▶ **OBJECTIVE**
Without the images, write out the whole listing exactly.

═════ DATA EXTRACT

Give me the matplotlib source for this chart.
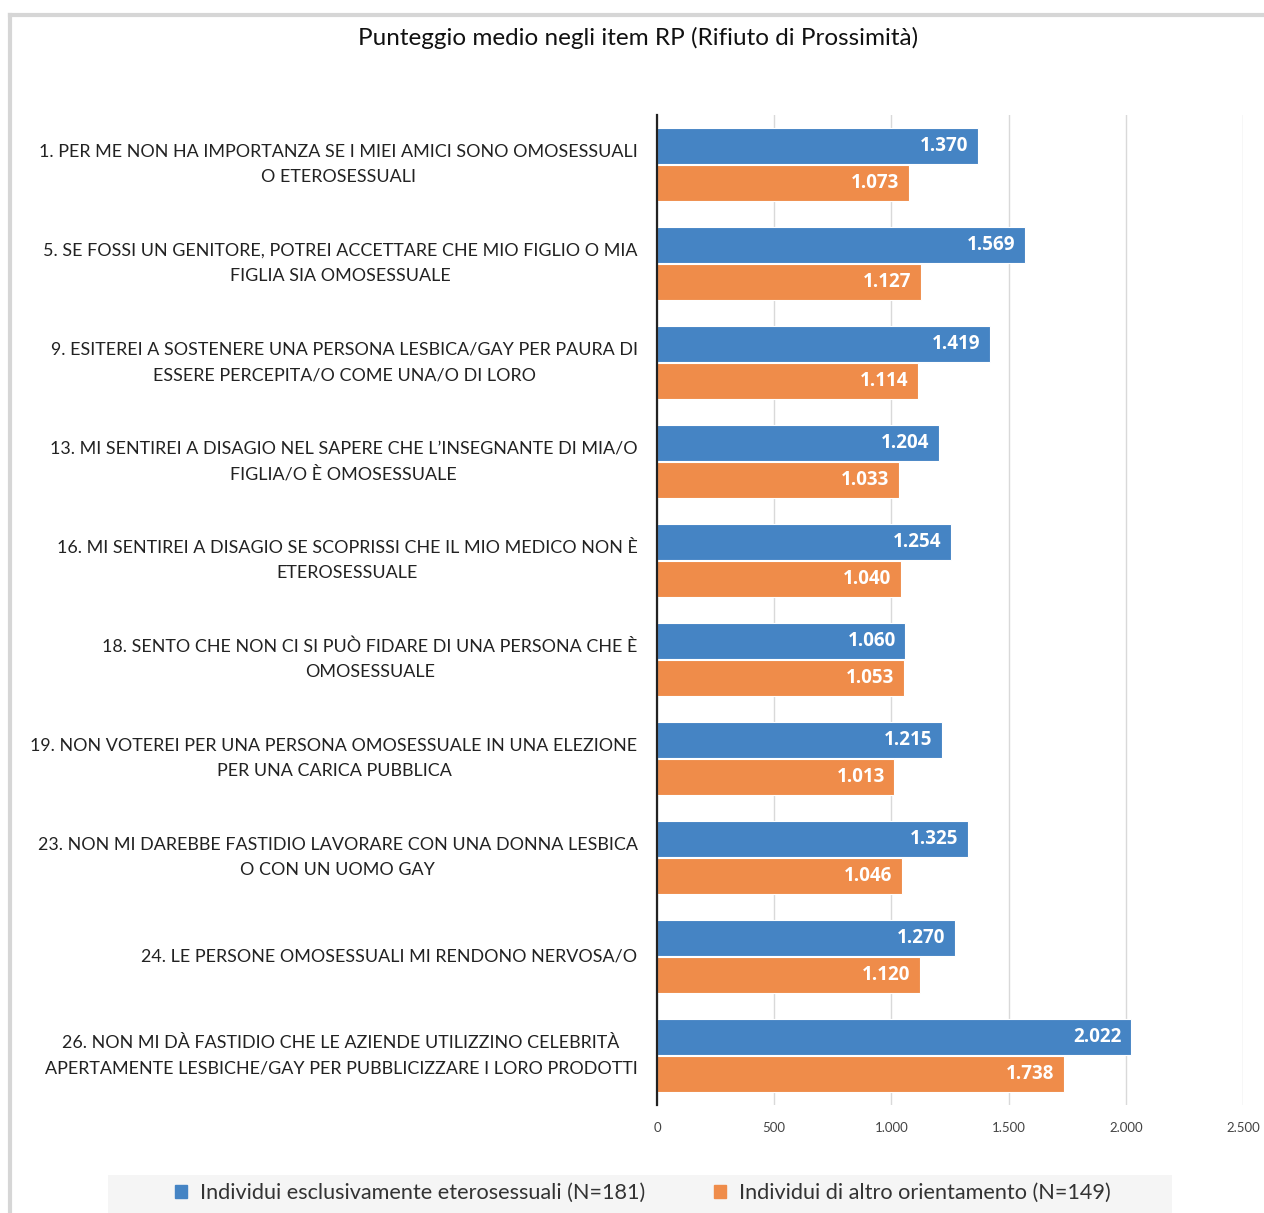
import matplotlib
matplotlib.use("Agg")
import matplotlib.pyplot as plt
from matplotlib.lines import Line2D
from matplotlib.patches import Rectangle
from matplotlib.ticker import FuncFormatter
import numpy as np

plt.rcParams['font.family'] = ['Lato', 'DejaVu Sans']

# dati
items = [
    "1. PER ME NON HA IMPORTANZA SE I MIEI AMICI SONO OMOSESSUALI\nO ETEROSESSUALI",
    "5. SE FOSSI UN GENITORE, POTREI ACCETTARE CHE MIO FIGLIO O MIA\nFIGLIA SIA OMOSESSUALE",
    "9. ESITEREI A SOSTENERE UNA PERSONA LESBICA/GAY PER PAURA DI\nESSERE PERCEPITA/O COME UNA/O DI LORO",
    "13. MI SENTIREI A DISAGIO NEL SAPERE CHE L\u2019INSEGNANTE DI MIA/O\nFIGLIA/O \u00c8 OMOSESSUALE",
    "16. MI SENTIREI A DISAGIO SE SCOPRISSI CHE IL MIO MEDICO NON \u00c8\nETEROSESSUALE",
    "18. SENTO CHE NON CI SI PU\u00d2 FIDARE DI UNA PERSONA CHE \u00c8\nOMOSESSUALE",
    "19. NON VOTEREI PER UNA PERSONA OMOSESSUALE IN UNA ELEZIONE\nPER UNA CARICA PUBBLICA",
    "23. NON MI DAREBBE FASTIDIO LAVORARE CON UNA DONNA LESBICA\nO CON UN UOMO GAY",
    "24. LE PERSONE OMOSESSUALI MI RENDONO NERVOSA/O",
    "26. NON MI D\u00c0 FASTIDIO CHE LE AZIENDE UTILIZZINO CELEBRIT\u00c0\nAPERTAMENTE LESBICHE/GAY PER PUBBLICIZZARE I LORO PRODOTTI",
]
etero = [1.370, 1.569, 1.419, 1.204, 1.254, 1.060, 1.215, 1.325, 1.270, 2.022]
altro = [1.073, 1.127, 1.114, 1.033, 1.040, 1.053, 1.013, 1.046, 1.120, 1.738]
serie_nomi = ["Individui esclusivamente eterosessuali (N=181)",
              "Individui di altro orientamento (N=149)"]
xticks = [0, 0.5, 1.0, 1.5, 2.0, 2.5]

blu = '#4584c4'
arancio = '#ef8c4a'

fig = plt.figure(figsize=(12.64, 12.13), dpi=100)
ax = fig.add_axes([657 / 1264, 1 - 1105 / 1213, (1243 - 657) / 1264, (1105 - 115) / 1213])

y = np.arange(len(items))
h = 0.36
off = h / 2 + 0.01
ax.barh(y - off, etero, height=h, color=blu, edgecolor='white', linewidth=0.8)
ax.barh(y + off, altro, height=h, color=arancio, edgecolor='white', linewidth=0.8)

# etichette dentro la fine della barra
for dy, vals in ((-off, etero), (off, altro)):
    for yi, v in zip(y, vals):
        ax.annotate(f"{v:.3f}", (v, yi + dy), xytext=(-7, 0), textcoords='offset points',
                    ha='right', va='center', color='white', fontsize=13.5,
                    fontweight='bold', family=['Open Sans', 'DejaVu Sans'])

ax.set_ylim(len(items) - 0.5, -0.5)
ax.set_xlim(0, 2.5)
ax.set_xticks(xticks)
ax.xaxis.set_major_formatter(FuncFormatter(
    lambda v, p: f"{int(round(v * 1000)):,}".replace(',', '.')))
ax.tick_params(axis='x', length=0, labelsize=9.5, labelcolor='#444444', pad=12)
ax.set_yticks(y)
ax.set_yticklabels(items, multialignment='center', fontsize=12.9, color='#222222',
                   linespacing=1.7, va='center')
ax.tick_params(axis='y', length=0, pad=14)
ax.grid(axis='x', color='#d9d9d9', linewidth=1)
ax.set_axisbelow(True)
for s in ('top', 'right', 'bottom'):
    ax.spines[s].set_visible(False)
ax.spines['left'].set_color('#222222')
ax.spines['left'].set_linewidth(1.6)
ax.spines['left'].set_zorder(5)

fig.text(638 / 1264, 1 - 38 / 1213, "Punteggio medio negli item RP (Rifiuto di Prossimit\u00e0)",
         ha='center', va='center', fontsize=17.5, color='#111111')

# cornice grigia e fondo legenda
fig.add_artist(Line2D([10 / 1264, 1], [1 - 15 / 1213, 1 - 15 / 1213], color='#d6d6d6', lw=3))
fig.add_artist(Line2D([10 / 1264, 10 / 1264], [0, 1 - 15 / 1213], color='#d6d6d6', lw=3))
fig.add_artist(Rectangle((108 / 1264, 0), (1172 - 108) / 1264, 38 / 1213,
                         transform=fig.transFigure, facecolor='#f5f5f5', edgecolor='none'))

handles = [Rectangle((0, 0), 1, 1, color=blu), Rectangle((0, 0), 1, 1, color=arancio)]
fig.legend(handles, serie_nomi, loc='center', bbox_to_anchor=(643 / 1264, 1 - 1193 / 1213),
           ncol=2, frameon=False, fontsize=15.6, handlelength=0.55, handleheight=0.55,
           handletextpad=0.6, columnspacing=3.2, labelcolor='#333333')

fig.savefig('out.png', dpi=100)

══════════

▶ **OUTPUT OF THE EXERCISE**
Give me the matplotlib source for this chart.
import matplotlib
matplotlib.use("Agg")
import matplotlib.pyplot as plt
from matplotlib.lines import Line2D
from matplotlib.patches import Rectangle
from matplotlib.ticker import FuncFormatter
import numpy as np

plt.rcParams['font.family'] = ['Lato', 'DejaVu Sans']

# dati
items = [
    "1. PER ME NON HA IMPORTANZA SE I MIEI AMICI SONO OMOSESSUALI\nO ETEROSESSUALI",
    "5. SE FOSSI UN GENITORE, POTREI ACCETTARE CHE MIO FIGLIO O MIA\nFIGLIA SIA OMOSESSUALE",
    "9. ESITEREI A SOSTENERE UNA PERSONA LESBICA/GAY PER PAURA DI\nESSERE PERCEPITA/O COME UNA/O DI LORO",
    "13. MI SENTIREI A DISAGIO NEL SAPERE CHE L\u2019INSEGNANTE DI MIA/O\nFIGLIA/O \u00c8 OMOSESSUALE",
    "16. MI SENTIREI A DISAGIO SE SCOPRISSI CHE IL MIO MEDICO NON \u00c8\nETEROSESSUALE",
    "18. SENTO CHE NON CI SI PU\u00d2 FIDARE DI UNA PERSONA CHE \u00c8\nOMOSESSUALE",
    "19. NON VOTEREI PER UNA PERSONA OMOSESSUALE IN UNA ELEZIONE\nPER UNA CARICA PUBBLICA",
    "23. NON MI DAREBBE FASTIDIO LAVORARE CON UNA DONNA LESBICA\nO CON UN UOMO GAY",
    "24. LE PERSONE OMOSESSUALI MI RENDONO NERVOSA/O",
    "26. NON MI D\u00c0 FASTIDIO CHE LE AZIENDE UTILIZZINO CELEBRIT\u00c0\nAPERTAMENTE LESBICHE/GAY PER PUBBLICIZZARE I LORO PRODOTTI",
]
etero = [1.370, 1.569, 1.419, 1.204, 1.254, 1.060, 1.215, 1.325, 1.270, 2.022]
altro = [1.073, 1.127, 1.114, 1.033, 1.040, 1.053, 1.013, 1.046, 1.120, 1.738]
serie_nomi = ["Individui esclusivamente eterosessuali (N=181)",
              "Individui di altro orientamento (N=149)"]
xticks = [0, 0.5, 1.0, 1.5, 2.0, 2.5]

blu = '#4584c4'
arancio = '#ef8c4a'

fig = plt.figure(figsize=(12.64, 12.13), dpi=100)
ax = fig.add_axes([657 / 1264, 1 - 1105 / 1213, (1243 - 657) / 1264, (1105 - 115) / 1213])

y = np.arange(len(items))
h = 0.36
off = h / 2 + 0.01
ax.barh(y - off, etero, height=h, color=blu, edgecolor='white', linewidth=0.8)
ax.barh(y + off, altro, height=h, color=arancio, edgecolor='white', linewidth=0.8)

# etichette dentro la fine della barra
for dy, vals in ((-off, etero), (off, altro)):
    for yi, v in zip(y, vals):
        ax.annotate(f"{v:.3f}", (v, yi + dy), xytext=(-7, 0), textcoords='offset points',
                    ha='right', va='center', color='white', fontsize=13.5,
                    fontweight='bold', family=['Open Sans', 'DejaVu Sans'])

ax.set_ylim(len(items) - 0.5, -0.5)
ax.set_xlim(0, 2.5)
ax.set_xticks(xticks)
ax.xaxis.set_major_formatter(FuncFormatter(
    lambda v, p: f"{int(round(v * 1000)):,}".replace(',', '.')))
ax.tick_params(axis='x', length=0, labelsize=9.5, labelcolor='#444444', pad=12)
ax.set_yticks(y)
ax.set_yticklabels(items, multialignment='center', fontsize=12.9, color='#222222',
                   linespacing=1.7, va='center')
ax.tick_params(axis='y', length=0, pad=14)
ax.grid(axis='x', color='#d9d9d9', linewidth=1)
ax.set_axisbelow(True)
for s in ('top', 'right', 'bottom'):
    ax.spines[s].set_visible(False)
ax.spines['left'].set_color('#222222')
ax.spines['left'].set_linewidth(1.6)
ax.spines['left'].set_zorder(5)

fig.text(638 / 1264, 1 - 38 / 1213, "Punteggio medio negli item RP (Rifiuto di Prossimit\u00e0)",
         ha='center', va='center', fontsize=17.5, color='#111111')

# cornice grigia e fondo legenda
fig.add_artist(Line2D([10 / 1264, 1], [1 - 15 / 1213, 1 - 15 / 1213], color='#d6d6d6', lw=3))
fig.add_artist(Line2D([10 / 1264, 10 / 1264], [0, 1 - 15 / 1213], color='#d6d6d6', lw=3))
fig.add_artist(Rectangle((108 / 1264, 0), (1172 - 108) / 1264, 38 / 1213,
                         transform=fig.transFigure, facecolor='#f5f5f5', edgecolor='none'))

handles = [Rectangle((0, 0), 1, 1, color=blu), Rectangle((0, 0), 1, 1, color=arancio)]
fig.legend(handles, serie_nomi, loc='center', bbox_to_anchor=(643 / 1264, 1 - 1193 / 1213),
           ncol=2, frameon=False, fontsize=15.6, handlelength=0.55, handleheight=0.55,
           handletextpad=0.6, columnspacing=3.2, labelcolor='#333333')

fig.savefig('out.png', dpi=100)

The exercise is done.